Stated goal – Leave out the pictures, and write out exactly the lines from the beginning of the material to the line holding "const rightTicks = [0, 20, 40, 60, 80, 100, 120];", that line included, and nothing else.

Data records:
## START
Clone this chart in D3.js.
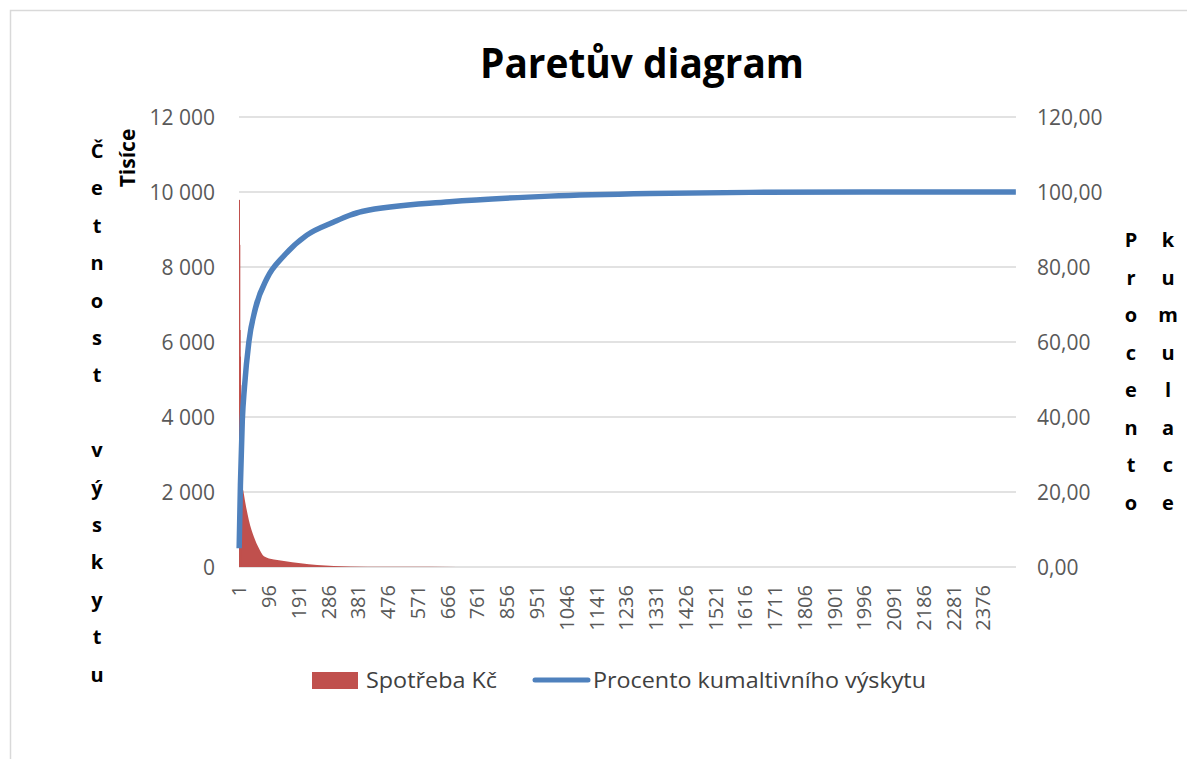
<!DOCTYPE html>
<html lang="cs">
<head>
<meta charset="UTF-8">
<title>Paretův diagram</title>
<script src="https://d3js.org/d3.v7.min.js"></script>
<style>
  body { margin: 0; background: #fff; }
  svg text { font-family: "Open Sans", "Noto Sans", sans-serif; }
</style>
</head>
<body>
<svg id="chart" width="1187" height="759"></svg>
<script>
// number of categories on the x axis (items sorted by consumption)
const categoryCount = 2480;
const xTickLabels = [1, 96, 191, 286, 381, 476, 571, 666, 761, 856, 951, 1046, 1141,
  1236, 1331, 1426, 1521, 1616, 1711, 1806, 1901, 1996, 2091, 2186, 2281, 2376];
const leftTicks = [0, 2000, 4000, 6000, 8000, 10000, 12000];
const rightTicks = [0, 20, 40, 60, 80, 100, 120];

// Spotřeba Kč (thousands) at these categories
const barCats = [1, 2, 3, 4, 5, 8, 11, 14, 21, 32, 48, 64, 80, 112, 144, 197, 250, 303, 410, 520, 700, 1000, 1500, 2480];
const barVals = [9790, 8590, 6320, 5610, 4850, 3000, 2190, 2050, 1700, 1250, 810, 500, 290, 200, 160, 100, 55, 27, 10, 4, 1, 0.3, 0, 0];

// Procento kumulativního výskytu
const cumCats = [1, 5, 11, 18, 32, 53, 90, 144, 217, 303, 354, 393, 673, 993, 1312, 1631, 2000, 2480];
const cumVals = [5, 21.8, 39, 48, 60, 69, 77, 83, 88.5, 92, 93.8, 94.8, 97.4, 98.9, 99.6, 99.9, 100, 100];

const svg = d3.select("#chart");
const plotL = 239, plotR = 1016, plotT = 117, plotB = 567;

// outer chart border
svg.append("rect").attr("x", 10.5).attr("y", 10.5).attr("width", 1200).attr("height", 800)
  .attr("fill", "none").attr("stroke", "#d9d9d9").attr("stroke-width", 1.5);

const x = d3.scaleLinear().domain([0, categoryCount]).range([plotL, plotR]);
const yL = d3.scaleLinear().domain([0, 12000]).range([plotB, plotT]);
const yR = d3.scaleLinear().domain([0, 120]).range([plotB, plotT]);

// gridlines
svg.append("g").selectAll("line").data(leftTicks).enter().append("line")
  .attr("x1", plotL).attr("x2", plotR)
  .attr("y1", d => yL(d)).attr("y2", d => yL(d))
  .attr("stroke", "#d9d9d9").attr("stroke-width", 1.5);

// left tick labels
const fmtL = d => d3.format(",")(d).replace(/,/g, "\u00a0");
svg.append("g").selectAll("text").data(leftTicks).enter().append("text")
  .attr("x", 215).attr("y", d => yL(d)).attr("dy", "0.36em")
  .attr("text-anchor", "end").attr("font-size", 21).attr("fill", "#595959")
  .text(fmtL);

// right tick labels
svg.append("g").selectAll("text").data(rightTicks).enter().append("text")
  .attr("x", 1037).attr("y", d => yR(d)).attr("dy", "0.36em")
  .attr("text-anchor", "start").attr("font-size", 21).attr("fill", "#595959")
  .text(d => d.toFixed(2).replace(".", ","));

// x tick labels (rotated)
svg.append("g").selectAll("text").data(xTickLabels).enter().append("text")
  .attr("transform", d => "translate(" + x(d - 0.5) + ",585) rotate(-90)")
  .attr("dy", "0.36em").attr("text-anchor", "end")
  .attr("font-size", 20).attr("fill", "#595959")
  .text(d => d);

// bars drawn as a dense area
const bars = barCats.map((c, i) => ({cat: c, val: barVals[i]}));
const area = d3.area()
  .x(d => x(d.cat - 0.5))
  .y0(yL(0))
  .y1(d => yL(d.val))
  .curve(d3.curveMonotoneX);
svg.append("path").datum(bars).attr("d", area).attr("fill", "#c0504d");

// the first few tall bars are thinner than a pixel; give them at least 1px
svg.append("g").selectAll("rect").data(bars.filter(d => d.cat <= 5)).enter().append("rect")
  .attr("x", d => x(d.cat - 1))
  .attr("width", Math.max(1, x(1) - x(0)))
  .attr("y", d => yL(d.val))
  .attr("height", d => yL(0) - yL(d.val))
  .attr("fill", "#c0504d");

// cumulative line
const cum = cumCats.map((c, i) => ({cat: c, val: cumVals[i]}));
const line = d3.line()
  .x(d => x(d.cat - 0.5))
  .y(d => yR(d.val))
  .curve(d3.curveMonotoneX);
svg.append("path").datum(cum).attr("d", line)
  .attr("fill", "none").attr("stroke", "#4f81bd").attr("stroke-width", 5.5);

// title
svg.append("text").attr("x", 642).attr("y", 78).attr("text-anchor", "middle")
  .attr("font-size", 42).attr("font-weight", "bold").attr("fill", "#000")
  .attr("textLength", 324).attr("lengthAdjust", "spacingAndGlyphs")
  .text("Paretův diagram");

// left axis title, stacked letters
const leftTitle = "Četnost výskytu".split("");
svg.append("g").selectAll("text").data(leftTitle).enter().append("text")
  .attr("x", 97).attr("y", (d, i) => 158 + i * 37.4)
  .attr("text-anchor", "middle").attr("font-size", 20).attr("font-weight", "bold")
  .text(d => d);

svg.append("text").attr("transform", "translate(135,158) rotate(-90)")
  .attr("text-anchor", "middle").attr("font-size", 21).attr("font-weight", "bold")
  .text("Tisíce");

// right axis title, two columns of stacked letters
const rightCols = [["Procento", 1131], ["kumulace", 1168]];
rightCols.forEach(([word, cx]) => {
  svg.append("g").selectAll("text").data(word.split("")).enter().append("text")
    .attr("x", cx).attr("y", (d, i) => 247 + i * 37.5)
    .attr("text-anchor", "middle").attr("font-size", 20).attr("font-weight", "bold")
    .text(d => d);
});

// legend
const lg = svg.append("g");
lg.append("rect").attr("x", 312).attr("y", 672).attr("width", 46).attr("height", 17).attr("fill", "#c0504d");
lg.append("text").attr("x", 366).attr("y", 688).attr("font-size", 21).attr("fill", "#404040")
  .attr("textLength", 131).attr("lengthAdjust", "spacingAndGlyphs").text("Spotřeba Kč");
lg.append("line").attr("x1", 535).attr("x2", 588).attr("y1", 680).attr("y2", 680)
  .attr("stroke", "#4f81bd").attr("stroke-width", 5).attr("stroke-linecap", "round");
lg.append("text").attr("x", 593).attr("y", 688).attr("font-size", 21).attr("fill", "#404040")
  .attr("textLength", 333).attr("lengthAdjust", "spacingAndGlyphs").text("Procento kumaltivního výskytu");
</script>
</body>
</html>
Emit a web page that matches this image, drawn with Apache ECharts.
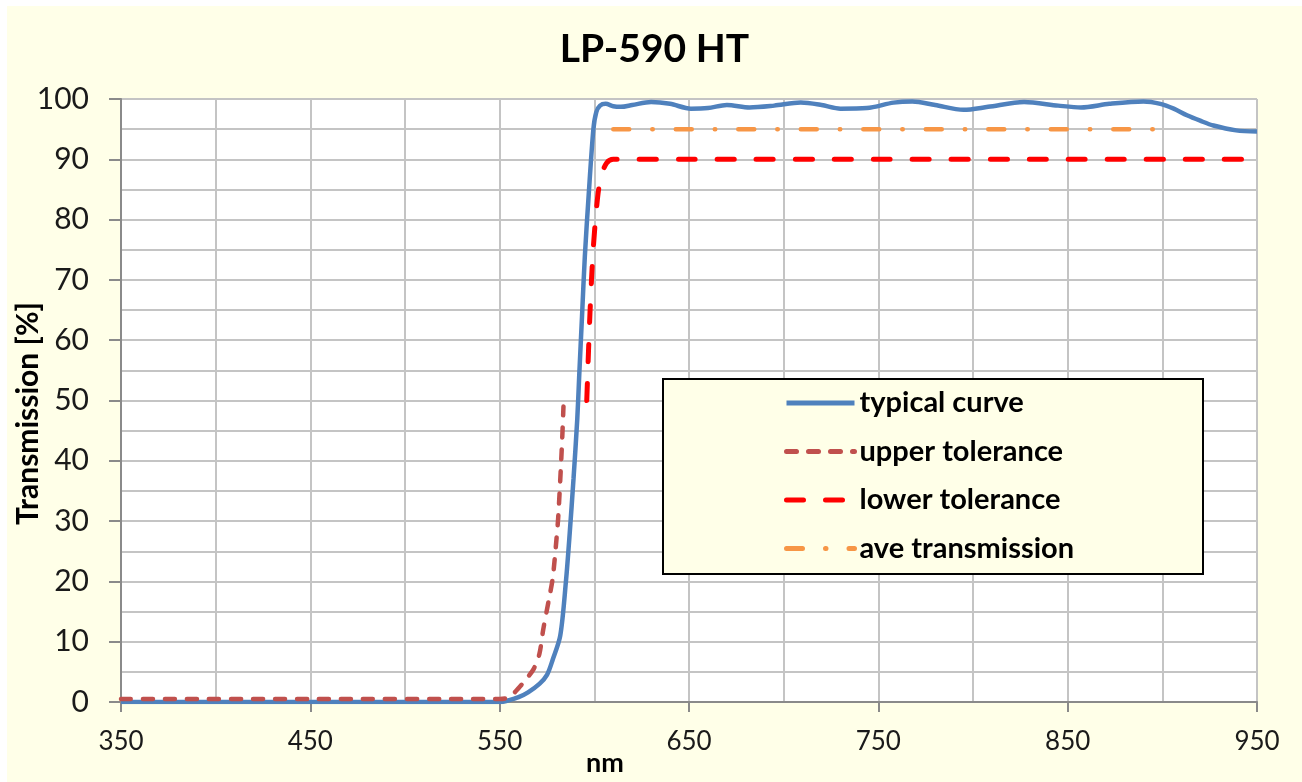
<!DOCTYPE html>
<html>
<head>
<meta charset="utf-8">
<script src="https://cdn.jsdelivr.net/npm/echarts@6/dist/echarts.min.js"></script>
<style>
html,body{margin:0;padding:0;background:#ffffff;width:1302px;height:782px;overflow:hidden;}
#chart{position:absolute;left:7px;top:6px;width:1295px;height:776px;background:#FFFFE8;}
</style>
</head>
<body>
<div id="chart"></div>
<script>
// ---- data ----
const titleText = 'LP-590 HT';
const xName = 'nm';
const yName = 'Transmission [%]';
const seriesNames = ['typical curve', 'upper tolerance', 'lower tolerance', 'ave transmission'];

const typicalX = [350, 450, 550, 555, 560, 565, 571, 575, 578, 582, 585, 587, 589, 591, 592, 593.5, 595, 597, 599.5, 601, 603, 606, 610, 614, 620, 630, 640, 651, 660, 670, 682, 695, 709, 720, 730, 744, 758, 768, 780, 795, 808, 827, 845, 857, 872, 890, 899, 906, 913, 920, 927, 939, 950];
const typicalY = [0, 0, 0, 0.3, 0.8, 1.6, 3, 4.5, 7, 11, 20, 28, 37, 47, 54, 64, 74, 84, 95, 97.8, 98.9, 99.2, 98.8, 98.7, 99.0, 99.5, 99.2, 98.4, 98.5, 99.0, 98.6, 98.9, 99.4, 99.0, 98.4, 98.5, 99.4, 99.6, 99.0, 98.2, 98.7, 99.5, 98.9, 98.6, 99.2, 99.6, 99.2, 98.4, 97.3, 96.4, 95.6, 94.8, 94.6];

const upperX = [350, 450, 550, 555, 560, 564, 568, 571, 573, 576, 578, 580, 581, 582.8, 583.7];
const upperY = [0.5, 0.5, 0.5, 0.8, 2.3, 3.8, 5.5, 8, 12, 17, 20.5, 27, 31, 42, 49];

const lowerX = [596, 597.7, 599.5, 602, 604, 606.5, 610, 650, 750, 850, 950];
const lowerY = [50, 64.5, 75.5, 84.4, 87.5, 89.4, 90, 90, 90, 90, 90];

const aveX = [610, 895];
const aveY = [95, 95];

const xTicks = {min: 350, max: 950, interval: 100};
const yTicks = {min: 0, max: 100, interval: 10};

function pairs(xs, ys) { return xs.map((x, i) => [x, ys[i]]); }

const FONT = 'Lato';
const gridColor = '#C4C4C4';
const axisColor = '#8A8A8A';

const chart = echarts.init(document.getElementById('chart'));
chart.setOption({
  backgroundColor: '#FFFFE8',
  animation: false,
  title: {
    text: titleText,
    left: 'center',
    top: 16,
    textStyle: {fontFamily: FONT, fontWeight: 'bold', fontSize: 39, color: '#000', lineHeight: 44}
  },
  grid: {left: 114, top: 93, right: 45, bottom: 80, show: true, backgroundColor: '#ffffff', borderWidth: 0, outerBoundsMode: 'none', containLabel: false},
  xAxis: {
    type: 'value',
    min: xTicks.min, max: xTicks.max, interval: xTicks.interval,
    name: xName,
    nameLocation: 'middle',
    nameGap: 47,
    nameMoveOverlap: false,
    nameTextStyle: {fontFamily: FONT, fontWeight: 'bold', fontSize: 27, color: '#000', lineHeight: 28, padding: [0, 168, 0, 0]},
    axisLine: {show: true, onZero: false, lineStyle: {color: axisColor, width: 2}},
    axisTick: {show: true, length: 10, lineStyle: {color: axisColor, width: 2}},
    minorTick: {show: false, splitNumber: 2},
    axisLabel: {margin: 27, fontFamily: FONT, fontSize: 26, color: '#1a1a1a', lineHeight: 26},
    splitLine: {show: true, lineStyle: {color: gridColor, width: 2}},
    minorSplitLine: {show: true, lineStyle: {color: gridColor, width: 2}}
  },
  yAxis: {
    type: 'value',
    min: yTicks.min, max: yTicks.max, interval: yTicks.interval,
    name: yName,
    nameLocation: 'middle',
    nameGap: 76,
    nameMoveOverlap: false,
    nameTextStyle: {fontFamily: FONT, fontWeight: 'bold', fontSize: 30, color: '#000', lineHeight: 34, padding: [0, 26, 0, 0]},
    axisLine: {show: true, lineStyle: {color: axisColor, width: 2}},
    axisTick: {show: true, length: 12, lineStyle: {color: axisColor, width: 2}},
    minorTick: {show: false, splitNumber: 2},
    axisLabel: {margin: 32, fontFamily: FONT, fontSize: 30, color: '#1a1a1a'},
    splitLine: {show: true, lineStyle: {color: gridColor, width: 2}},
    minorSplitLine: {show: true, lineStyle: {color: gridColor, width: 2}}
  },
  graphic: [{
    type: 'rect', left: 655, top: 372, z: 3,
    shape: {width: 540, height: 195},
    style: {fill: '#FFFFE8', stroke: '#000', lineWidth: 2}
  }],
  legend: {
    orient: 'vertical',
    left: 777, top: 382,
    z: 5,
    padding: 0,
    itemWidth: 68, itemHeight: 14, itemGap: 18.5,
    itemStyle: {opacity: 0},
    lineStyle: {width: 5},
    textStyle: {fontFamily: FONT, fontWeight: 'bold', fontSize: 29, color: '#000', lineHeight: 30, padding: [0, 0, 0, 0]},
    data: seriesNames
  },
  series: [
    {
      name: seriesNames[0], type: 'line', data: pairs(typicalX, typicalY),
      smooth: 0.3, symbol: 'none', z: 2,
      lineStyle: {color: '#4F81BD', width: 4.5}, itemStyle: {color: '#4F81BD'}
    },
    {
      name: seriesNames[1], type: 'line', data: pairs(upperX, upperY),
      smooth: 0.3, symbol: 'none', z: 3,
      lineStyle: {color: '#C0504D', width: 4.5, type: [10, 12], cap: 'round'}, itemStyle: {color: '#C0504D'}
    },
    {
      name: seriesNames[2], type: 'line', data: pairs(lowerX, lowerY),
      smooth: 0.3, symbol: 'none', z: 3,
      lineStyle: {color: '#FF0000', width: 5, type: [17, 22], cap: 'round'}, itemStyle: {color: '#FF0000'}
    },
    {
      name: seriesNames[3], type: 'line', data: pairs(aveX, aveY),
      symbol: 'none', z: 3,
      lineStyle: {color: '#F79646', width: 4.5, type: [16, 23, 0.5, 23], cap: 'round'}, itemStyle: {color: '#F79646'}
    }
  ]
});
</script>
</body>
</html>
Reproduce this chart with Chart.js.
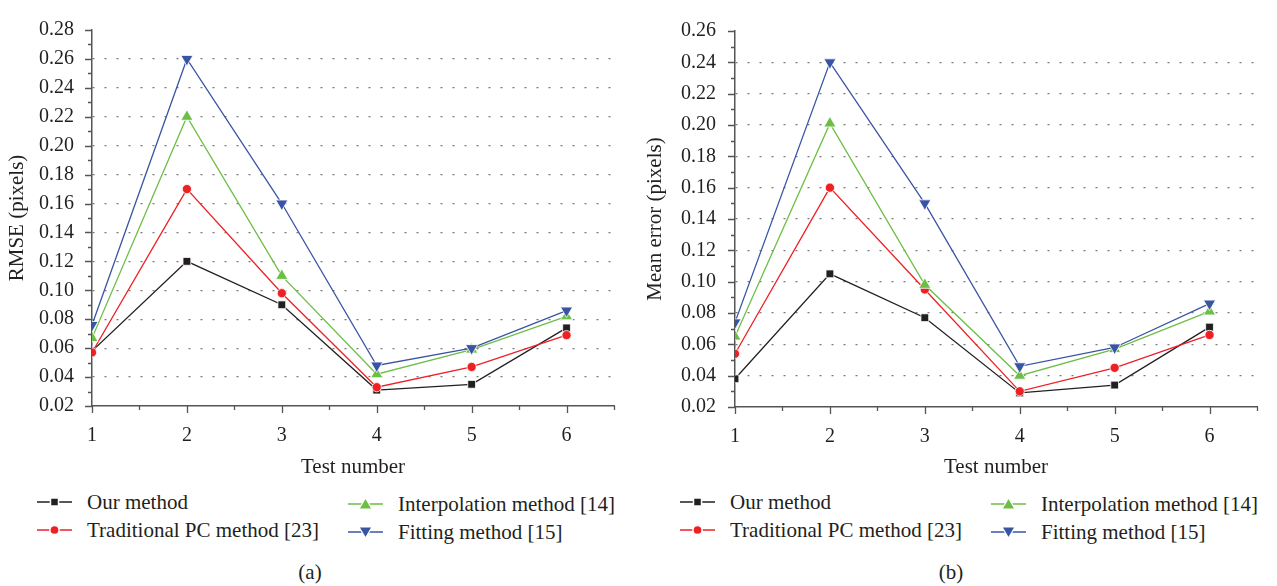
## END
Result for this exercise –
Clone this chart in D3.js.
<!DOCTYPE html>
<html lang="cs">
<head>
<meta charset="UTF-8">
<title>Paretův diagram</title>
<script src="https://d3js.org/d3.v7.min.js"></script>
<style>
  body { margin: 0; background: #fff; }
  svg text { font-family: "Open Sans", "Noto Sans", sans-serif; }
</style>
</head>
<body>
<svg id="chart" width="1187" height="759"></svg>
<script>
// number of categories on the x axis (items sorted by consumption)
const categoryCount = 2480;
const xTickLabels = [1, 96, 191, 286, 381, 476, 571, 666, 761, 856, 951, 1046, 1141,
  1236, 1331, 1426, 1521, 1616, 1711, 1806, 1901, 1996, 2091, 2186, 2281, 2376];
const leftTicks = [0, 2000, 4000, 6000, 8000, 10000, 12000];
const rightTicks = [0, 20, 40, 60, 80, 100, 120];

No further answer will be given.